Da un poco de miedo internarse en este dejarse ir, ¿Verdad?
Pero aventurémonos a ir más allá, sigamos desprendiéndonos
de espesas capas de inservibles ataduras. Porque puede que algunas de estas
ataduras te sean placenteras, pero ese placer está ligado a la sensación de
posesión y en cuanto te arrebatan esa ilusión, el placer se torna en dolor. Ese
es el ciclo que seguimos, una montaña rusa de emociones, un desconcierto que te
mata y te revive, una búsqueda que te llena tan solo para darte cuenta de que
siempre has estado vacío. ¿Qué tendrá el vacío que tanto nos asusta?
¿Qué más podemos dejar? Qué tal si dejamos si nos despojamos
de nacionalidades y traspasamos las fronteras del patriotismo. Quedémonos sin tierras,
sin lugares de origen, sin hogar al que retornar. Quedémonos sin casas e
hipotecas. Dejemos atrás hasta lo que fuimos hace dos segundos. Porque ya no
somos eso. Desprendámonos de ideales de justicia y maneras de vestir. Dejemos
ir la imagen de nuestro rostro y la creencia de que vemos a través de nuestros
ojos. Dejemos incluso la definición de seres humanos, o habitantes del planeta
tierra.
¿Qué nos queda ahora? ¿Todavía queda algo por barrer? ¿No
queda nada? ¿En serio? Deja atrás hasta la nada. Deja atrás las palabras que se
mueven inquietas por reducir lo observable a dimensiones lingüísticas. Déjalo
ir.
Y ahora, siente. Ríe sin comisuras, escribe sin ortografía,
ama sin corazón, palpa sin piel, come sin labios, no mastiques ni digieras, tan
solo saborea; o mejor dicho, deja que los sabores se manifiesten en tus
entrañas y se reproduzcan en tus retinas, no pienses, ni tampoco dejes de
pensar, no te dividas en mente y alma, no estructures tu cuerpo según sus
funciones. No hagas nada, pero actúa. Manifiesta lo que te late por dentro. Si
tienes sonidos atorados en la garganta, expúlsalo en melodías sin acordes.

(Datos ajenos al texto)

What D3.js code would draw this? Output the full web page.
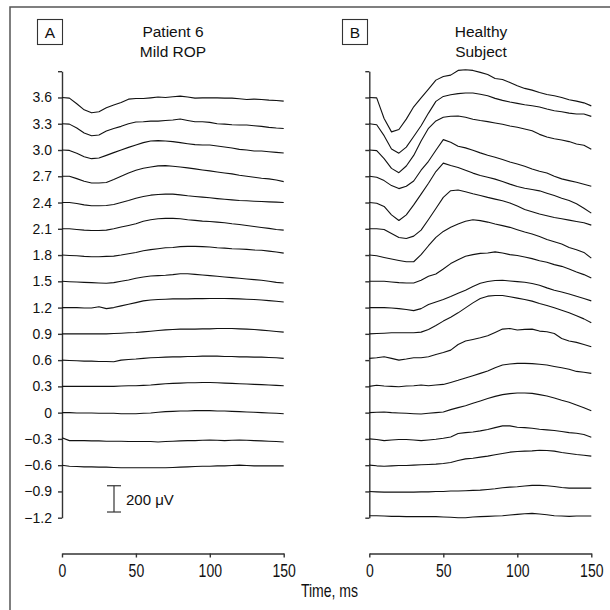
<!DOCTYPE html>
<html><head><meta charset="utf-8">
<script src="https://cdn.jsdelivr.net/npm/d3@7"></script>
<style>
html,body{margin:0;padding:0;background:#fff;}
svg{display:block;}
</style></head>
<body><svg id="chart" width="610" height="610"></svg>
<script>
// ---------- data ----------
const times = [0,5,10,15,20,25,30,35,40,45,50,55,60,65,70,75,80,85,90,95,100,105,110,115,120,125,130,135,140,145,150];

const patientOffsets = [3.6,3.3,3.0,2.7,2.4,2.1,1.8,1.5,1.2,0.9,0.6,0.3,0,-0.3,-0.6];
const healthyOffsets = [3.6,3.3,3.0,2.7,2.4,2.1,1.8,1.5,1.2,0.9,0.6,0.3,0,-0.3,-0.6,-0.9,-1.2];

// deviation from each trace's baseline, in microvolts
const patientUV = [
  [0,-5,-48,-94,-117,-109,-79,-58,-38,-13,-8,-8,-3,3,0,5,10,3,-5,-3,-3,-3,-5,-5,-10,-15,-13,-15,-20,-23,-28],
  [0,-3,-33,-71,-91,-86,-56,-36,-20,0,13,15,20,20,25,28,36,25,15,15,10,0,-3,-8,-10,-10,-15,-20,-28,-33,-36],
  [0,-3,-25,-51,-66,-61,-41,-20,0,20,38,56,69,71,69,64,56,48,41,38,38,30,23,15,5,0,-8,-8,-13,-18,-23],
  [0,0,-18,-38,-51,-51,-48,-25,0,25,46,61,71,79,81,76,71,64,56,48,41,33,25,18,8,0,-8,-15,-20,-28,-41],
  [0,0,-8,-18,-25,-25,-23,-15,0,15,33,46,56,61,64,64,58,51,46,41,36,30,25,20,15,13,10,8,5,3,0],
  [0,0,-5,-10,-13,-13,-10,0,13,25,38,58,69,76,79,79,76,69,64,58,56,51,46,38,33,25,18,10,3,-5,-10],
  [0,-3,-5,-10,-13,-13,-10,-8,0,10,20,33,41,48,56,58,64,66,66,64,61,56,53,48,46,43,38,36,30,23,15],
  [0,-3,-5,-8,-10,-13,-15,-10,0,10,23,33,41,43,46,51,58,58,53,48,43,38,33,28,23,18,13,8,0,-8,-13],
  [0,0,0,-3,-3,6,-8,0,13,25,38,51,58,61,64,66,66,66,68,68,69,69,69,68,66,64,61,58,53,48,43],
  [0,0,0,0,0,0,0,3,5,8,10,15,20,25,30,33,36,36,36,38,38,41,41,41,38,36,33,28,23,18,13],
  [0,-3,-5,-8,-8,-10,-10,-13,0,5,8,13,18,20,23,25,25,28,28,30,30,30,28,28,25,25,23,23,20,18,13],
  [0,0,0,0,0,0,0,0,3,5,5,8,10,15,20,23,25,28,28,30,30,28,25,23,20,18,15,13,10,8,5],
  [0,0,-3,-3,-3,-5,-5,-5,-8,-8,-8,-5,-3,3,8,10,13,13,15,15,15,13,13,10,8,5,3,0,-3,-5,-8],
  [8,-13,-13,-13,-15,-15,-18,-18,-18,-20,-20,-20,-20,-23,-20,-18,-15,-13,-13,-10,-8,-10,-13,-10,-8,-10,-13,-15,-18,-20,-23],
  [0,-8,-10,-13,-13,-15,-15,-18,-20,-20,-20,-20,-20,-20,-20,-18,-15,-13,-10,-8,-8,-5,-5,-3,0,-3,-5,-5,-5,-5,-5]
];

const healthyUV = [
  [0,-3,-160,-262,-244,-165,-71,-3,64,132,160,170,206,211,206,191,175,145,137,114,89,69,56,38,23,13,0,-18,-28,-41,-64],
  [0,-8,-91,-193,-224,-178,-97,-15,81,170,208,221,229,234,234,224,213,193,178,165,155,145,137,127,112,99,91,81,74,74,56],
  [0,-5,-66,-140,-173,-122,-41,69,165,221,249,257,259,249,234,224,216,206,196,183,173,160,147,119,99,86,76,64,46,36,5],
  [0,-8,-33,-71,-94,-76,-36,46,114,198,279,259,229,216,198,178,160,145,127,109,94,76,56,38,25,0,-20,-33,-46,-61,-76],
  [0,-5,-30,-94,-137,-94,-18,64,147,236,300,282,267,246,224,206,193,178,160,140,122,109,99,89,71,53,33,15,-10,-43,-81],
  [0,0,-5,-36,-66,-74,-56,-10,71,155,239,290,295,282,267,254,239,226,213,196,173,147,130,112,99,86,76,66,56,46,28],
  [0,-5,-18,-30,-41,-51,-51,3,71,135,180,211,236,257,269,262,251,236,224,211,193,175,160,142,119,102,84,58,41,20,-23],
  [0,0,0,-5,-10,-13,-13,8,38,56,94,135,165,191,203,213,216,224,216,203,196,185,173,157,145,127,114,94,71,51,25],
  [0,0,0,-3,-8,-15,-23,-8,23,43,61,84,109,132,160,185,198,206,208,203,198,193,183,170,150,132,119,104,86,69,51],
  [0,3,5,8,8,8,8,13,33,64,97,127,160,198,236,269,287,292,292,282,272,262,249,231,216,198,180,160,137,114,84],
  [13,18,25,13,0,8,18,18,25,43,58,76,119,145,157,170,185,211,236,241,229,234,236,221,216,203,165,145,135,119,102],
  [0,8,3,0,-3,3,5,10,5,10,15,30,46,64,81,99,117,142,163,170,175,175,173,168,163,152,142,130,114,107,99],
  [0,3,5,0,-3,-5,-8,-10,-5,0,5,23,38,53,71,89,107,124,137,145,150,150,147,137,127,112,94,79,58,38,15],
  [0,-5,-13,-8,-5,-5,-8,-13,-8,-3,5,15,41,48,53,61,71,86,99,99,89,86,81,74,69,64,56,48,43,33,13],
  [0,-5,-8,-5,-3,-3,0,3,5,8,13,20,36,48,53,61,69,79,89,99,104,107,109,114,112,107,97,89,81,76,69],
  [0,-3,-5,-5,-5,-5,-5,-3,-3,0,0,3,3,5,8,10,15,20,28,33,36,41,46,46,43,38,30,25,25,25,25],
  [15,15,13,10,10,8,8,8,8,8,5,3,0,0,5,8,10,13,15,20,25,30,33,28,23,15,13,10,13,13,13]
];

const yTickValues = [3.9,3.6,3.3,3.0,2.7,2.4,2.1,1.8,1.5,1.2,0.9,0.6,0.3,0,-0.3,-0.6,-0.9,-1.2];
const yTickLabels = ["","3.6","3.3","3.0","2.7","2.4","2.1","1.8","1.5","1.2","0.9","0.6","0.3","0","\u22120.3","\u22120.6","\u22120.9","\u22121.2"];
const xTickValues = [0,50,100,150];
const xTickLabels = ["0","50","100","150"];

const panelTitles = [["Patient 6","Mild ROP"],["Healthy","Subject"]];
const panelLetters = ["A","B"];
const scaleBarUV = 200;
const scaleBarLabel = "200 \u03bcV";
const xAxisTitle = "Time, ms";

// ---------- layout ----------
const UV_PER_UNIT = 200/0.3;
const svg = d3.select("#chart");
const regular = "'Liberation Sans', Arial, Helvetica, sans-serif";
const NARROW = 0.78;
const ink = "#111";

svg.append("rect").attr("width",610).attr("height",610).attr("fill","#fff");
svg.append("path").attr("d","M10,612V7H612").attr("fill","none").attr("stroke","#555").attr("stroke-width",1.5);

const y = d3.scaleLinear().domain([-1.2,3.9]).range([517.7,71.2]);
const panels = [
  {x: d3.scaleLinear().domain([0,150]).range([62,283.7]), offsets: patientOffsets, data: patientUV, labels:true, titleX:173, boxX:37},
  {x: d3.scaleLinear().domain([0,150]).range([369.3,591.3]), offsets: healthyOffsets, data: healthyUV, labels:false, titleX:481, boxX:342}
];

const xAxisY = 553.5;

panels.forEach((p,pi)=>{
  const g = svg.append("g");
  // y axis
  const ya = d3.axisLeft(y).tickValues(yTickValues).tickSize(4).tickSizeOuter(0).tickPadding(6)
    .tickFormat((d,i)=> p.labels ? yTickLabels[i] : "");
  const yg = g.append("g").attr("transform",`translate(${p.x(0)},0)`).call(ya);
  yg.selectAll("path,line").attr("stroke","#333").attr("stroke-width",1.4);
  yg.selectAll("text").attr("fill",ink).style("font-family",regular).style("font-size","14px");

  // x axis
  const xa = d3.axisBottom(p.x).tickValues(xTickValues).tickSize(4).tickSizeOuter(0)
    .tickFormat((d,i)=>xTickLabels[i]);
  const xg = g.append("g").attr("transform",`translate(0,${xAxisY})`).call(xa);
  xg.selectAll("path,line").attr("stroke","#333").attr("stroke-width",1.4);
  xg.selectAll("text").attr("y",null).attr("dy",null).attr("fill",ink)
    .attr("transform",`translate(0,23) scale(${NARROW},1)`)
    .style("font-family",regular).style("font-size","18px");

  // traces
  const line = d3.line().x((d,i)=>p.x(times[i])).y(d=>d);
  p.data.forEach((vals,k)=>{
    const pts = vals.map(v=> y(p.offsets[k] + v/UV_PER_UNIT));
    g.append("path").attr("d",line(pts)).attr("fill","none")
      .attr("stroke","#111").attr("stroke-width",1.1).attr("stroke-linejoin","round");
  });

  // titles
  g.append("text").attr("x",p.titleX).attr("y",37.3).attr("text-anchor","middle")
    .style("font-family",regular).style("font-size","15.5px").attr("fill",ink).text(panelTitles[pi][0]);
  g.append("text").attr("x",p.titleX).attr("y",57.3).attr("text-anchor","middle")
    .style("font-family",regular).style("font-size","15.5px").attr("fill",ink).text(panelTitles[pi][1]);

  // letter box
  g.append("rect").attr("x",p.boxX+0.5).attr("y",19.5).attr("width",25).attr("height",25)
    .attr("fill","none").attr("stroke","#333").attr("stroke-width",1.1);
  g.append("text").attr("x",p.boxX+13).attr("y",38).attr("text-anchor","middle")
    .style("font-family",regular).style("font-size","15.5px").attr("fill",ink).text(panelLetters[pi]);
});

// scale bar
const sbBase = -1.135;
const sbTop = sbBase + scaleBarUV/UV_PER_UNIT;
const sbX = 114;
const sb = svg.append("g").attr("stroke","#333").attr("stroke-width",1.2);
sb.append("line").attr("x1",sbX).attr("x2",sbX).attr("y1",y(sbBase)).attr("y2",y(sbTop));
sb.append("line").attr("x1",sbX-7).attr("x2",sbX+7).attr("y1",y(sbBase)).attr("y2",y(sbBase));
sb.append("line").attr("x1",sbX-7).attr("x2",sbX+7).attr("y1",y(sbTop)).attr("y2",y(sbTop));
svg.append("text").attr("x",126).attr("y",505).style("font-family",regular).style("font-size","15px")
  .attr("fill",ink).text(scaleBarLabel);

// x title
svg.append("text").attr("text-anchor","middle")
  .attr("transform",`translate(329.5,596.5) scale(${NARROW},1)`)
  .style("font-family",regular).style("font-size","18px").attr("fill",ink).text(xAxisTitle);
</script>
</body></html>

Corta el viento con los dedos y limítate a expresar la vida que inunda todo
cuanto hay dentro y fuera, si es que a eso se le puede llamar limitar y si es
que existen bordes entre lo interno y lo externo. No definas, ni juzgues, no te
aburras y si estás feliz, no lo digas. No atrapes la alegría con pinzas de
observatorio, no metas el amor al laboratorio y no busques su fórmula mezclando
pócimas de emoción con gotas de experiencia.
Ahora, ¿Qué ves? Yo veo una caja de pañuelos con los que
ayer sequé mis mocos, unos fluidos que salieron expulsados como consecuencia de
mis lágrimas. Veo un cuadro de tonos fríos que desprenden calor, trazos de óleo
sobre lienzo que desprenden la alegría de quien materializó sus sueños en un
trozo de tela. La veo a ella en cada una de esas pinceladas azules, observando
perdida la inmensidad y también me veo a mí, reflejado en un monitor de menos
de 20 pulgadas, aunque en realidad no estoy allí, porque ni siquiera me reflejo
en esa pantalla, porque me lo acabo de inventar. Pero aun así estoy aquí,
poniendo tildes y escribiendo sin pensar, porque lo que digo no tiene cordura,
aunque borre y reescriba, qué más da. Estoy aquí, desplazándome más rápido que
mis dedos, que se confunden entre lo establecido de las reglas gramaticales y
el manantial de sentimientos que brota de una fuente de agua caliente, tal vez
termal, de alguna parte de mis entrañas, de mis nervios, o tal vez de la
glándula pineal. No tengo ni idea de qué tiene que ver la glándula pineal con
todo esto, pero me apetecía mencionarla. Tiene que ser bonita, ¿No? Es un
sonido interesante: “Glándula pineal”. Qué curioso es todo, así como las
canciones que fluyen a través de un cable que se bifurca para llegar a mis dos
oídos y hacerme sentir el sonido de una voz femenina que canta en inglés. Y me
vuelve el pensamiento, o mejor dicho, vuelve a querer controlar la situación y
me dice que pare, que lo que digo carece de sentido, que después de esta ida de
olla, no podré subir este texto al blog. Pero, ¿Por qué tengo que poner filtros
a lo que quiero expresar? ¿Por qué? Si esto que escribo es tan solo una flor,
por qué necesito pulirla al gusto de los demás. Si ni siquiera sé lo que les
gusta. Yo, por ejemplo, prefiero los espaguetis finos antes que los gruesos, y también
me gusta mezclar la salsa de tomate con el pesto. Pero para gustos los colores
y colores hay muchos, aunque todos son luz. Al final, la división carece de
sentido, como siempre, porque todo es lo mismo y viene del mismo sitio sin
origen ni final. Qué increíble es dejar ir y cantar en tu cabeza ese tema
pegadizo que Disney insertó en nuestras neuronas con una princesa de hielo.